In the US in 2017, the Occupational Safety and Health Administration (OSHA) increased the severity of penalties by 80% and imposed heavy fines ranging from $7,000 up to $12,000 for noncompliance to GHS through 2016-17. For serious violations, the penalties could be as high as $70,000 to $127,000.

Organizations can avoid such fines, unwanted attention from regulatory agencies, and better manage the use of hazardous chemicals to remain compliant are as follows:

  • Adhering to regulatory norms and best practices – conducting risk assessments & safety audits for environmental hazards – offering ongoing safety training, reduces humans’ exposure to hazardous chemicals.
  • Companies should comply with the global rules, standards, policies and procedures for environmental, health and chemical safety in the workplace. They need to operate environmentally safe facilities and manufacture safe products.
  • Smart SDS Management and Labeling applications are designed with managing the impact of hazardous chemicals. This helps your organization’s compliance with hazardous chemical regulations defined by agencies like OSHA, REACH, GHS, FDA, etc.
  • Chemical manufacturers need to ensure their products are correctly labeled according to GHS standards.
  • They should also strive to remain compliant with all other regulatory policies, industry standards, and government policies to ensure safety management.
  • Periodic testing should be performed to ensure that chemicals will not cause harm public health, and if they do, they should be either re-formulated or correctly labeled.

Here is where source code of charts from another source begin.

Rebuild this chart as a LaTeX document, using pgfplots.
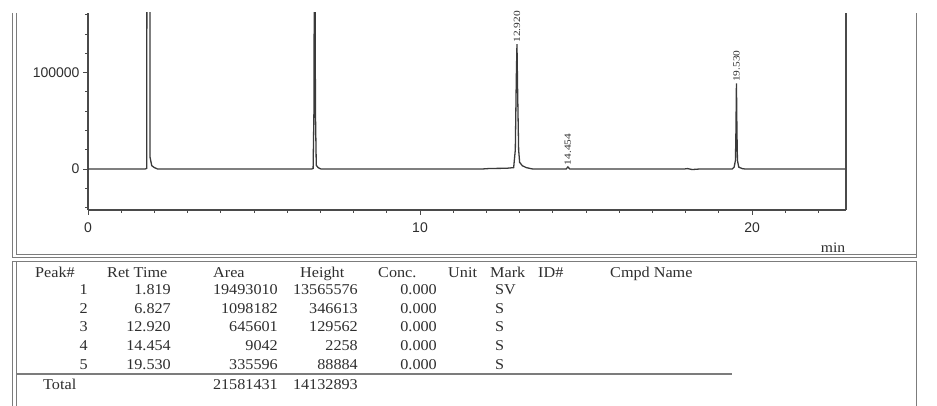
\documentclass[border=0pt]{standalone}
\usepackage{pgfplots}
\pgfplotsset{compat=1.18}
\usepackage{fontspec}
\setmainfont{Liberation Serif}
\newfontfamily\tabfont{Liberation Serif}[FakeStretch=1.08]
\newfontfamily\lblfont{Liberation Serif}[FakeStretch=1.2]
\newfontfamily\axfont{Liberation Sans}
\definecolor{framegray}{HTML}{7C7C7C}
\definecolor{axisgray}{HTML}{4A4A4A}
\definecolor{sig}{HTML}{3A3A3A}
\definecolor{txt}{HTML}{2E2E2E}

\begin{document}
\begin{tikzpicture}[x=1bp,y=1bp]
\useasboundingbox (0,0) rectangle (937,405);

% report frames: chromatogram panel and peak table panel
\begin{scope}[draw=framegray, line width=1.1bp]
  \draw (12.5,392) -- (12.5,147.5) -- (916.5,147.5) -- (916.5,392);
  \draw (16.5,392) -- (16.5,150.5) -- (916.5,150.5);
  \draw (12.5,-2) -- (12.5,143.5) -- (916.5,143.5) -- (916.5,-2);
  \draw (16.5,-2) -- (16.5,143.5);
\end{scope}

\begin{axis}[
  at={(88bp,195bp)}, anchor=south west,
  scale only axis, width=758bp, height=197bp,
  xmin=0, xmax=22.83, ymin=-42500, ymax=162000,
  axis lines*=left,
  axis line style={axisgray, line width=1.1bp},
  xtick={0,10,20}, ytick={0,100000},
  minor xtick={1,2,3,4,5,6,7,8,9,11,12,13,14,15,16,17,18,19,21,22},
  minor ytick={-40000,-20000,20000,40000,60000,80000,120000,140000,160000},
  tick align=outside, major tick length=5bp, minor tick length=3bp,
  tick style={axisgray, line width=1bp},
  scaled y ticks=false,
  yticklabel style={/pgf/number format/fixed, /pgf/number format/1000 sep={}},
  xticklabel style={yshift=-4bp},
  /pgf/number format/assume math mode=true,
  ticklabel style={font=\axfont\fontsize{14bp}{16bp}\selectfont, text=txt},
  clip mode=individual,
]
% detector signal (uV) against retention time (min)
\addplot[sig, line width=1.3bp] coordinates {
  (0,0) (1.72,0) (1.77,800) (1.795,1500000) (1.819,13565576) (1.845,2000000)
  (1.87,12000) (1.92,3500) (2.00,1500) (2.10,0)
  (6.73,0) (6.78,600) (6.805,60000) (6.827,346613) (6.85,60000) (6.875,4000)
  (6.93,1500) (7.02,0)
  (11.85,0) (12.10,600) (12.60,800) (12.82,1500) (12.87,20000) (12.90,95000)
  (12.920,129562) (12.94,80000) (12.97,20000) (13.00,7000) (13.08,3500)
  (13.20,1500) (13.40,0)
  (14.40,0) (14.454,2258) (14.51,0)
  (17.95,0) (18.05,500) (18.20,-500) (18.40,0)
  (19.40,0) (19.46,2000) (19.50,9000) (19.515,40000) (19.530,88884)
  (19.545,40000) (19.56,9000) (19.60,2000) (19.70,500) (19.80,0)
  (22.83,0)
};
% right-hand border of the plot area
\draw[axisgray, line width=1.1bp] (rel axis cs:1,0) -- (rel axis cs:1,1);
% retention time labels
\begin{scope}[every node/.style={rotate=90, anchor=west, inner sep=1.5bp,
    text=txt, font=\lblfont\fontsize{9.5bp}{10bp}\selectfont}]
  \node at (axis cs:12.920,129562) {12.920};
  \node at (axis cs:14.454,2258) {14.454};
  \node at (axis cs:19.530,88884) {19.530};
\end{scope}
\end{axis}

\node[text=txt, font=\tabfont\fontsize{14.5bp}{16bp}\selectfont] at (833,157) {min};

% peak table
\begin{scope}[every node/.style={inner sep=0pt, text=txt,
    font=\tabfont\fontsize{15bp}{17bp}\selectfont}]
  \node[anchor=base west] at (35,128) {Peak\#};
  \node[anchor=base west] at (107,128) {Ret Time};
  \node[anchor=base west] at (213,128) {Area};
  \node[anchor=base west] at (300,128) {Height};
  \node[anchor=base west] at (378,128) {Conc.};
  \node[anchor=base west] at (448,128) {Unit};
  \node[anchor=base west] at (490,128) {Mark};
  \node[anchor=base west] at (538,128) {ID\#};
  \node[anchor=base west] at (610,128) {Cmpd Name};
  \foreach \pk/\rt/\ar/\hg/\mk [count=\i] in {
      1/1.819/19493010/13565576/SV,
      2/6.827/1098182/346613/S,
      3/12.920/645601/129562/S,
      4/14.454/9042/2258/S,
      5/19.530/335596/88884/S} {
    \pgfmathsetmacro\yy{110.5-18.7*(\i-1)}
    \node[anchor=base east] at (88,\yy) {\pk};
    \node[anchor=base east] at (171,\yy) {\rt};
    \node[anchor=base east] at (278,\yy) {\ar};
    \node[anchor=base east] at (358,\yy) {\hg};
    \node[anchor=base east] at (437,\yy) {0.000};
    \node[anchor=base west] at (495,\yy) {\mk};
  }
  \node[anchor=base west] at (43,16) {Total};
  \node[anchor=base east] at (278,16) {21581431};
  \node[anchor=base east] at (358,16) {14132893};
\end{scope}
\draw[framegray, line width=1.3bp] (16.5,31) -- (732,31);
\end{tikzpicture}
\end{document}
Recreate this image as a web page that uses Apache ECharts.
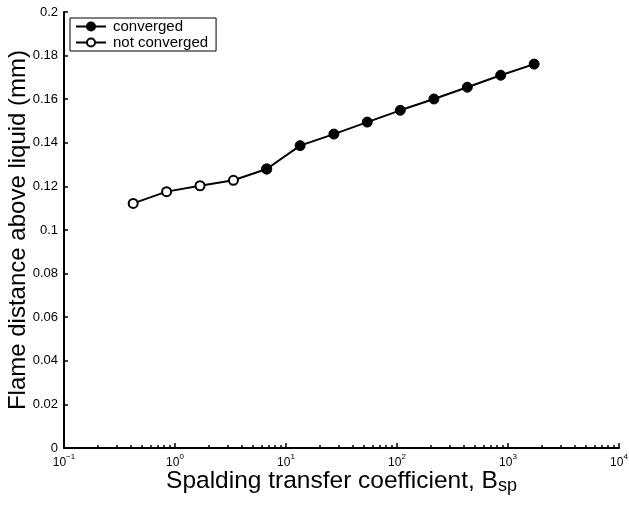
<!DOCTYPE html>
<html>
<head>
<meta charset="utf-8">
<script src="https://cdn.jsdelivr.net/npm/echarts@6/dist/echarts.min.js"></script>
<style>
  html, body { margin: 0; padding: 0; background: #fff; }
  #chart { width: 629px; height: 506px; }
</style>
</head>
<body>
<div id="chart"></div>
<script>
// Spalding transfer coefficient B_sp (log scale) and flame stand-off distance (mm)
const bsp = [0.42, 0.84, 1.68, 3.36, 6.7, 13.4, 27, 54, 107, 215, 430, 860, 1720];
const flameDist = [0.1122, 0.1176, 0.1203, 0.1228, 0.128, 0.1387, 0.144, 0.1495, 0.1549, 0.1601, 0.1655, 0.171, 0.1761];
// index of the first converged solution; earlier points did not converge
const firstConverged = 4;
const yTicks = [0, 0.02, 0.04, 0.06, 0.08, 0.1, 0.12, 0.14, 0.16, 0.18, 0.2];
const xDecades = [0.1, 1, 10, 100, 1000, 10000];

const pairs = bsp.map((x, i) => [x, flameDist[i]]);
const notConv = pairs.slice(0, firstConverged + 1);
const conv = pairs.slice(firstConverged);

// minor ticks at 2..9 within each decade
const minorTicks = [];
for (let d = 0; d < xDecades.length - 1; d++) {
  for (let k = 2; k <= 9; k++) minorTicks.push(+(xDecades[d] * k).toPrecision(3));
}

const FONT = 'Liberation Sans, Arial, Helvetica, sans-serif';
const chart = echarts.init(document.getElementById('chart'));
const axisBlack = { lineStyle: { color: '#000', width: 2 } };

chart.setOption({
  animation: false,
  textStyle: { fontFamily: FONT, color: '#000' },
  grid: { left: 64, right: 10, top: 12, bottom: 58, containLabel: false, outerBoundsMode: 'none' },
  legend: {
    left: 70, top: 18,
    orient: 'vertical',
    itemWidth: 30, itemHeight: 10, itemGap: 1,
    padding: [1, 8, 1, 5],
    borderColor: '#000', borderWidth: 1,
    backgroundColor: '#fff',
    textStyle: { fontSize: 15, color: '#000', fontFamily: FONT, padding: [0, 0, 0, 2] },
    data: ['converged', 'not converged']
  },
  xAxis: [{
    type: 'log', logBase: 10, min: 0.1, max: 10000,
    axisLine: axisBlack,
    axisTick: { inside: true, length: 5, lineStyle: { color: '#000', width: 1.5 } },
    splitLine: { show: false },
    axisLabel: {
      margin: 5, color: '#000',
      formatter: v => {
        const e = Math.round(Math.log10(v));
        return '{b|10}{s|' + (e < 0 ? '\u2212' + (-e) : e) + '}';
      },
      rich: {
        b: { fontSize: 12, fontFamily: FONT, color: '#000', verticalAlign: 'bottom', lineHeight: 16 },
        s: { fontSize: 8, fontFamily: FONT, color: '#000', verticalAlign: 'top', lineHeight: 10, padding: [0, 0, 9, 0] }
      }
    },
    name: '{t|Spalding transfer coefficient, B}{u|sp}',
    nameLocation: 'middle', nameGap: 21, nameMoveOverlap: false,
    nameTextStyle: {
      rich: {
        t: { fontSize: 24.5, fontFamily: FONT, color: '#000', verticalAlign: 'top', lineHeight: 26 },
        u: { fontSize: 18, fontFamily: FONT, color: '#000', verticalAlign: 'bottom', padding: [14, 0, 0, 0], lineHeight: 26 }
      }
    }
  }, {
    type: 'log', logBase: 10, min: 0.1, max: 10000,
    position: 'bottom',
    axisLine: { show: false },
    axisLabel: { show: false },
    splitLine: { show: false },
    axisTick: { inside: true, length: 3, customValues: minorTicks, lineStyle: { color: '#000', width: 1.5 } }
  }],
  yAxis: {
    type: 'value', min: 0, max: 0.2, interval: 0.02,
    axisLine: { show: true, lineStyle: { color: '#000', width: 2 } },
    axisTick: { show: true, inside: true, length: 4, lineStyle: { color: '#000', width: 1.5 } },
    splitLine: { show: false },
    axisLabel: {
      fontSize: 13, color: '#000', margin: 6,
      formatter: v => String(+v.toFixed(2))
    },
    name: 'Flame distance above liquid (mm)',
    nameLocation: 'middle', nameGap: 34, nameMoveOverlap: false,
    nameTextStyle: { fontSize: 24, fontFamily: FONT, color: '#000' }
  },
  series: [{
    name: 'not converged',
    type: 'line',
    data: notConv,
    symbol: 'circle', symbolSize: 9,
    lineStyle: { color: '#000', width: 2 },
    itemStyle: { color: '#fff', borderColor: '#000', borderWidth: 2 },
    z: 2
  }, {
    name: 'converged',
    type: 'line',
    data: conv,
    symbol: 'circle', symbolSize: 10,
    lineStyle: { color: '#000', width: 2 },
    itemStyle: { color: '#000', borderColor: '#000', borderWidth: 1 },
    z: 3
  }]
});
</script>
</body>
</html>
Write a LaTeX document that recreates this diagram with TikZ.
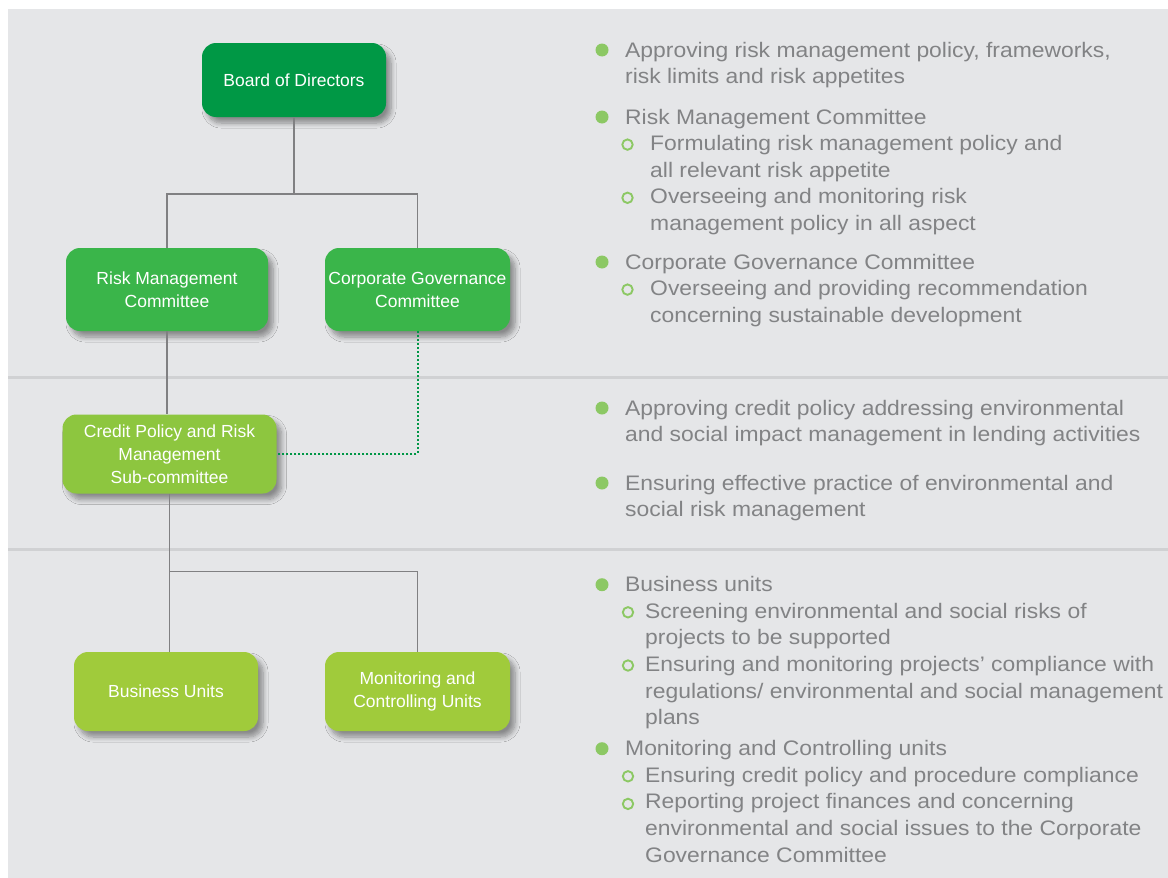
\documentclass[tikz,border=0pt]{standalone}
\usepackage{fontspec}
\setmainfont{Liberation Sans}
\newfontfamily\listfont{Liberation Sans}[FakeStretch=1.09]
\usetikzlibrary{positioning, shadows.blur}
\definecolor{bggray}{RGB}{229,230,232}
\definecolor{rulegray}{RGB}{208,209,211}
\definecolor{linegray}{RGB}{128,128,130}
\definecolor{txtgray}{RGB}{130,131,133}
\definecolor{boardgreen}{RGB}{0,152,69}
\definecolor{midgreen}{RGB}{58,181,74}
\definecolor{limegreen}{RGB}{141,198,63}
\definecolor{unitgreen}{RGB}{160,203,59}
\definecolor{dotgreen}{RGB}{0,150,70}
\definecolor{bulgreen}{RGB}{140,200,100}

\begin{document}
\begin{tikzpicture}[x=1pt, y=-1pt,
unit/.style={rounded corners=14pt, text=white, align=center, inner sep=0pt,
  font=\fontsize{17.5}{23}\selectfont,
  blur shadow={shadow xshift=5pt, shadow yshift=-6pt, shadow blur radius=5pt, shadow blur steps=8, shadow opacity=40}},
link/.style={draw=linegray, line width=1.3pt},
cglink/.style={draw=dotgreen, line width=2pt, dash pattern=on 2pt off 2pt}]
\tikzstyle{txt}=[anchor=base west, inner sep=0pt, text=txtgray, font=\listfont\fontsize{21}{26}\selectfont]
\tikzstyle{bul}=[fill=bulgreen]
\tikzstyle{subbul}=[draw=bulgreen, line width=1.9pt]
\def\fy{26.6}
\useasboundingbox (0,0) rectangle (1168,878);

%background
\fill[bggray] (8,9) -- (1168,9) -- (1168,878) -- (20,878) arc[start angle=270, end angle=180, radius=12] -- cycle;
\draw[rulegray, line width=3pt] (8,377) -- (1168,377);
\draw[rulegray, line width=3pt] (8,549) -- (1168,549);

%chart
\node[unit, fill=boardgreen, minimum width=184pt, minimum height=74pt] (board) at (294,80) {Board of Directors};
\node[unit, fill=midgreen, minimum width=202pt, minimum height=83pt] (riskcom) at (167,289.5) {Risk Management\\Committee};
\node[unit, fill=midgreen, minimum width=185pt, minimum height=83pt] (cgcom) at (417.5,289.5) {Corporate Governance\\Committee};
\node[unit, fill=limegreen, minimum width=214pt, minimum height=79pt] (creditsub) at (169.5,454) {Credit Policy and Risk\\Management\\Sub-committee};
\node[unit, fill=unitgreen, minimum width=184pt, minimum height=79pt] (bizunits) at (166,691.5) {Business Units};
\node[unit, fill=unitgreen, minimum width=185pt, minimum height=79pt] (monunits) at (417.5,691.5) {Monitoring and\\Controlling Units};

\coordinate (split) at (294,194);
\path (creditsub.south) ++(0,78) coordinate (split2);
\draw[link] (board.south) -- (split) -| (riskcom.north);
\draw[link] (split) -| (cgcom.north);
\draw[link] (riskcom.south) -- (riskcom.south |- creditsub.north);
\draw[link] (creditsub.south) -- (creditsub.south |- bizunits.north);
\draw[link] (split2) -| (monunits.north);
\draw[cglink] (cgcom.south) |- (creditsub.east);

%board level
\node[txt] (a1) at (625,57) {Approving risk management policy, frameworks,};
\node[txt] (a2) at (625,57+\fy) {risk limits and risk appetites};
\node[txt] (a3) at (625,124) {Risk Management Committee};
\node[txt] (a4) at (650,124+\fy) {Formulating risk management policy and};
\node[txt] (a5) at (650,124+2*\fy) {all relevant risk appetite};
\node[txt] (a6) at (650,124+3*\fy) {Overseeing and monitoring risk};
\node[txt] (a7) at (650,124+4*\fy) {management policy in all aspect};
\node[txt] (a8) at (625,269) {Corporate Governance Committee};
\node[txt] (a9) at (650,269+\fy) {Overseeing and providing recommendation};
\node[txt] (a10) at (650,269+2*\fy) {concerning sustainable development};
\fill[bul] ([shift={(-23,-7)}]a1.base west) circle (6.5);
\fill[bul] ([shift={(-23,-7)}]a3.base west) circle (6.5);
\fill[bul] ([shift={(-23,-7)}]a8.base west) circle (6.5);
\draw[subbul] ([shift={(-22.5,-6)}]a4.base west) circle (5.2);
\draw[subbul] ([shift={(-22.5,-6)}]a6.base west) circle (5.2);
\draw[subbul] ([shift={(-22.5,-6)}]a9.base west) circle (5.2);

%sub-committee level
\node[txt] (b1) at (625,415) {Approving credit policy addressing environmental};
\node[txt] (b2) at (625,415+\fy) {and social impact management in lending activities};
\node[txt] (b3) at (625,490) {Ensuring effective practice of environmental and};
\node[txt] (b4) at (625,490+\fy) {social risk management};
\fill[bul] ([shift={(-23,-7)}]b1.base west) circle (6.5);
\fill[bul] ([shift={(-23,-7)}]b3.base west) circle (6.5);

%unit level
\node[txt] (c1) at (625,591.7) {Business units};
\node[txt] (c2) at (645,591.7+\fy) {Screening environmental and social risks of};
\node[txt] (c3) at (645,591.7+2*\fy) {projects to be supported};
\node[txt] (c4) at (645,591.7+3*\fy) {Ensuring and monitoring projects’ compliance with};
\node[txt] (c5) at (645,591.7+4*\fy) {regulations/ environmental and social management};
\node[txt] (c6) at (645,591.7+5*\fy) {plans};
\node[txt] (c7) at (625,755.7) {Monitoring and Controlling units};
\node[txt] (c8) at (645,755.7+\fy) {Ensuring credit policy and procedure compliance};
\node[txt] (c9) at (645,755.7+2*\fy) {Reporting project finances and concerning};
\node[txt] (c10) at (645,755.7+3*\fy) {environmental and social issues to the Corporate};
\node[txt] (c11) at (645,755.7+4*\fy) {Governance Committee};
\fill[bul] ([shift={(-23,-7)}]c1.base west) circle (6.5);
\fill[bul] ([shift={(-23,-7)}]c7.base west) circle (6.5);
\draw[subbul] ([shift={(-17,-6)}]c2.base west) circle (5.2);
\draw[subbul] ([shift={(-17,-6)}]c4.base west) circle (5.2);
\draw[subbul] ([shift={(-17,-6)}]c8.base west) circle (5.2);
\draw[subbul] ([shift={(-17,-5)}]c9.base west) circle (5.2);

\end{tikzpicture}
\end{document}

Integrated Technology to manage chemical data

Having the right technology in place can simplify everything we do. Thankfully, most of the issues we mentioned can be taken care of with the help of applications that house chemical information designed to efficiently help chemical companies meet regulatory obligations for compliance and safety.

Figure: 2The GHS process for companies carrying harmful chemicals

The GHS process for companies carrying harmful chemicals

What is a Chemical Management system and how does it help Chemical Companies with compliance?

A Chemical Management system – integrated within an ERP like Microsoft Dynamics 365 platform – helps chemical companies with their SDS Management, Label Management and DEA controls in-line with transactions within the operational ERP system. An ideal solution can help with the following:

Regulatory Compliance

  • Helps chemical companies comply with regulatory standards and government policies such as OSHA, REACH, FDA, HIPAA, LCSA, DEA to reduce risks and improve safety.

Key Product Functions

  • Offers SDS Management, Label Management (incl. Private Labels) & DEA Management in one application.

Label Printing

  • An included Label Management function enables chemical companies to automatically print OSHA chemical labels according to the Globally Harmonized System (GHS) labeling standards. These labels can be embedded within the workflow of key operational transactions such as Production Orders, eliminating the need for manual intervention.

SDS Management

  • A SDS Management & Authoring system allows companies to maintain Safety Data Sheets (SDS).
  • Infrastructure to maintain all 16 sections of the safety data sheet – by country, language, major and minor versions.
  • Note that while an application provides the technology, workflows, and infrastructure to maintain chemical data and information, it is essential to verify the information and approve the information before generating the safety data sheet.

Key Takeaways

  • Chemical companies must accurately label chemicals in adherence to regulatory standards related to the storage, transportation, handling and disposal of hazardous materials and waste.
  • Ongoing training and proper labeling ensure chemical health and safety for the consumers and the companies handling hazardous chemicals.
  • Utilizing the right technology reduces input needed when generating labels and helps streamline the processes to ensure your organization remains compliant year after year.